Given exercise:
Go through the material and write it all out exactly, minus the pictures.

****************************************

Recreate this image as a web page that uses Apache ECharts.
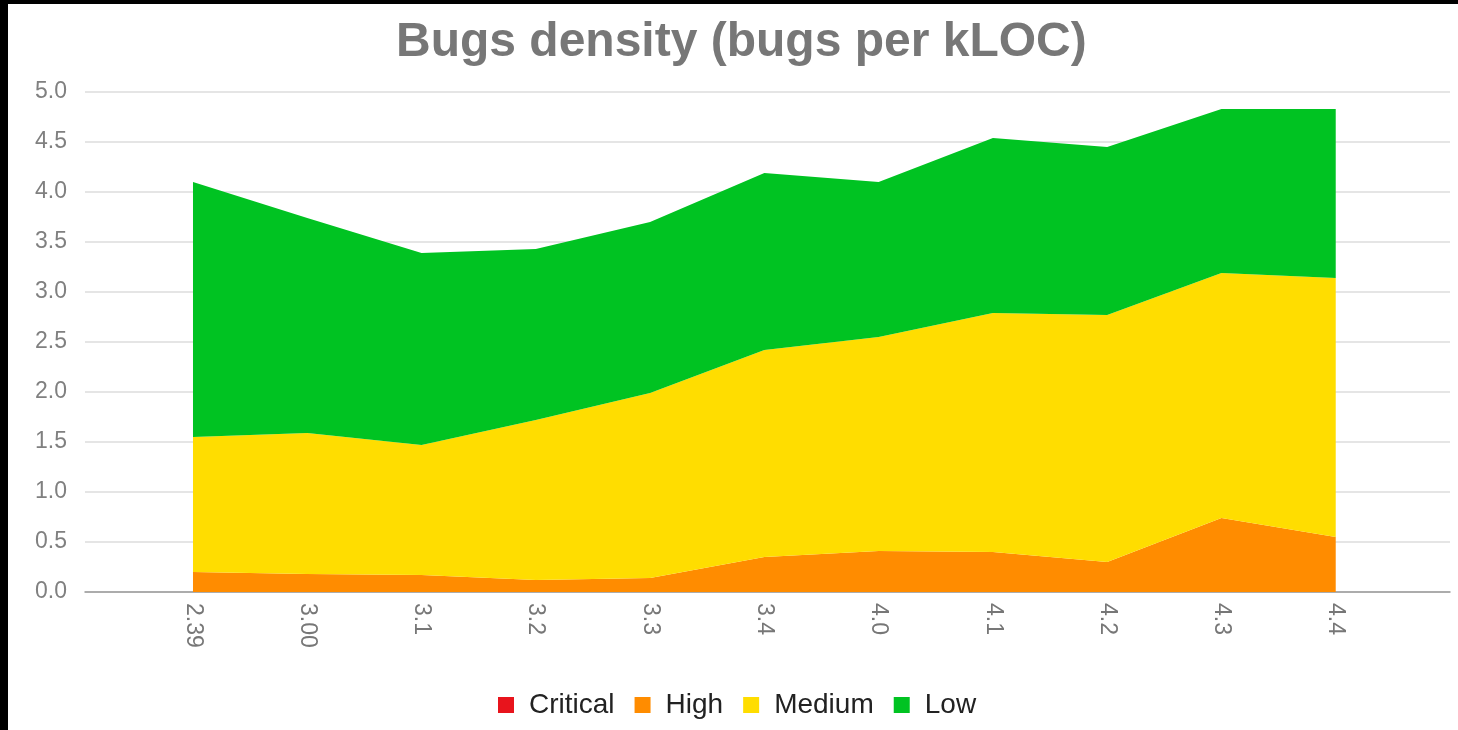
<!DOCTYPE html>
<html>
<head>
<meta charset="utf-8">
<script src="https://cdn.jsdelivr.net/npm/echarts@6/dist/echarts.min.js"></script>
<style>
html,body{margin:0;padding:0;background:#000;width:1458px;height:730px;overflow:hidden;}
#chart{position:absolute;left:8px;top:4px;width:1450px;height:726px;background:#fff;}
</style>
</head>
<body>
<div id="chart"></div>
<script>
const categories = ['2.39', '3.00', '3.1', '3.2', '3.3', '3.4', '4.0', '4.1', '4.2', '4.3', '4.4'];
const critical = [0, 0, 0, 0, 0, 0, 0, 0, 0, 0, 0];
const high     = [0.20, 0.18, 0.17, 0.12, 0.14, 0.35, 0.41, 0.40, 0.30, 0.74, 0.55];
const medium   = [1.35, 1.41, 1.30, 1.60, 1.85, 2.07, 2.14, 2.39, 2.47, 2.45, 2.59];
const low      = [2.55, 2.15, 1.92, 1.71, 1.71, 1.77, 1.55, 1.75, 1.68, 1.64, 1.69];
const yTicks = [0, 0.5, 1, 1.5, 2, 2.5, 3, 3.5, 4, 4.5, 5];
const seriesNames = ['Critical', 'High', 'Medium', 'Low'];
const seriesColors = ['#e8141c', '#ff8c00', '#ffdd00', '#00c322'];

const FONT = 'Liberation Sans, Arial, sans-serif';
const chart = echarts.init(document.getElementById('chart'), null, {renderer: 'canvas'});
const allData = [critical, high, medium, low];

const option = {
  backgroundColor: '#fff',
  animation: false,
  title: {
    text: 'Bugs density (bugs per kLOC)',
    left: 383,
    top: 10,
    textStyle: {fontFamily: FONT, fontSize: 48, fontWeight: 'bold', color: '#777777'}
  },
  legend: {
    left: 485,
    top: 682,
    icon: 'rect',
    itemWidth: 16,
    itemHeight: 16,
    itemGap: 20,
    data: seriesNames,
    textStyle: {fontFamily: FONT, fontSize: 28, color: '#222222', padding: [0, 0, 0, 10]}
  },
  grid: {left: 77, right: 8, top: 88, bottom: 138, containLabel: false},
  xAxis: {
    type: 'value',
    min: -0.945,
    max: 11,
    splitLine: {show: false},
    axisTick: {show: false},
    axisLine: {show: true, onZero: false, lineStyle: {color: '#999999', width: 1.5}},
    axisLabel: {
      customValues: categories.map((c, i) => i),
      formatter: v => categories[Math.round(v)] || '',
      rotate: -90,
      margin: 11,
      fontFamily: FONT,
      fontSize: 23,
      color: '#777777'
    }
  },
  yAxis: {
    type: 'value',
    min: 0,
    max: 5,
    interval: 0.5,
    axisLine: {show: false},
    axisTick: {show: false},
    splitLine: {lineStyle: {color: '#dddddd', width: 1.5}},
    axisLabel: {
      customValues: yTicks,
      formatter: v => v.toFixed(1),
      margin: 18,
      fontFamily: FONT,
      fontSize: 23,
      color: '#808080'
    }
  },
  series: seriesNames.map((name, k) => ({
    name: name,
    type: 'line',
    stack: 'total',
    symbol: 'none',
    color: seriesColors[k],
    itemStyle: {color: seriesColors[k]},
    lineStyle: {width: 0, color: seriesColors[k]},
    areaStyle: {color: seriesColors[k], opacity: 1},
    encode: {x: 1, y: 0},
    data: allData[k].map((v, i) => [v, i])
  }))
};
chart.setOption(option);
</script>
</body>
</html>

****************************************

Answer in full:
Recreate this image as a web page that uses Apache ECharts.
<!DOCTYPE html>
<html>
<head>
<meta charset="utf-8">
<script src="https://cdn.jsdelivr.net/npm/echarts@6/dist/echarts.min.js"></script>
<style>
html,body{margin:0;padding:0;background:#000;width:1458px;height:730px;overflow:hidden;}
#chart{position:absolute;left:8px;top:4px;width:1450px;height:726px;background:#fff;}
</style>
</head>
<body>
<div id="chart"></div>
<script>
const categories = ['2.39', '3.00', '3.1', '3.2', '3.3', '3.4', '4.0', '4.1', '4.2', '4.3', '4.4'];
const critical = [0, 0, 0, 0, 0, 0, 0, 0, 0, 0, 0];
const high     = [0.20, 0.18, 0.17, 0.12, 0.14, 0.35, 0.41, 0.40, 0.30, 0.74, 0.55];
const medium   = [1.35, 1.41, 1.30, 1.60, 1.85, 2.07, 2.14, 2.39, 2.47, 2.45, 2.59];
const low      = [2.55, 2.15, 1.92, 1.71, 1.71, 1.77, 1.55, 1.75, 1.68, 1.64, 1.69];
const yTicks = [0, 0.5, 1, 1.5, 2, 2.5, 3, 3.5, 4, 4.5, 5];
const seriesNames = ['Critical', 'High', 'Medium', 'Low'];
const seriesColors = ['#e8141c', '#ff8c00', '#ffdd00', '#00c322'];

const FONT = 'Liberation Sans, Arial, sans-serif';
const chart = echarts.init(document.getElementById('chart'), null, {renderer: 'canvas'});
const allData = [critical, high, medium, low];

const option = {
  backgroundColor: '#fff',
  animation: false,
  title: {
    text: 'Bugs density (bugs per kLOC)',
    left: 383,
    top: 10,
    textStyle: {fontFamily: FONT, fontSize: 48, fontWeight: 'bold', color: '#777777'}
  },
  legend: {
    left: 485,
    top: 682,
    icon: 'rect',
    itemWidth: 16,
    itemHeight: 16,
    itemGap: 20,
    data: seriesNames,
    textStyle: {fontFamily: FONT, fontSize: 28, color: '#222222', padding: [0, 0, 0, 10]}
  },
  grid: {left: 77, right: 8, top: 88, bottom: 138, containLabel: false},
  xAxis: {
    type: 'value',
    min: -0.945,
    max: 11,
    splitLine: {show: false},
    axisTick: {show: false},
    axisLine: {show: true, onZero: false, lineStyle: {color: '#999999', width: 1.5}},
    axisLabel: {
      customValues: categories.map((c, i) => i),
      formatter: v => categories[Math.round(v)] || '',
      rotate: -90,
      margin: 11,
      fontFamily: FONT,
      fontSize: 23,
      color: '#777777'
    }
  },
  yAxis: {
    type: 'value',
    min: 0,
    max: 5,
    interval: 0.5,
    axisLine: {show: false},
    axisTick: {show: false},
    splitLine: {lineStyle: {color: '#dddddd', width: 1.5}},
    axisLabel: {
      customValues: yTicks,
      formatter: v => v.toFixed(1),
      margin: 18,
      fontFamily: FONT,
      fontSize: 23,
      color: '#808080'
    }
  },
  series: seriesNames.map((name, k) => ({
    name: name,
    type: 'line',
    stack: 'total',
    symbol: 'none',
    color: seriesColors[k],
    itemStyle: {color: seriesColors[k]},
    lineStyle: {width: 0, color: seriesColors[k]},
    areaStyle: {color: seriesColors[k], opacity: 1},
    encode: {x: 1, y: 0},
    data: allData[k].map((v, i) => [v, i])
  }))
};
chart.setOption(option);
</script>
</body>
</html>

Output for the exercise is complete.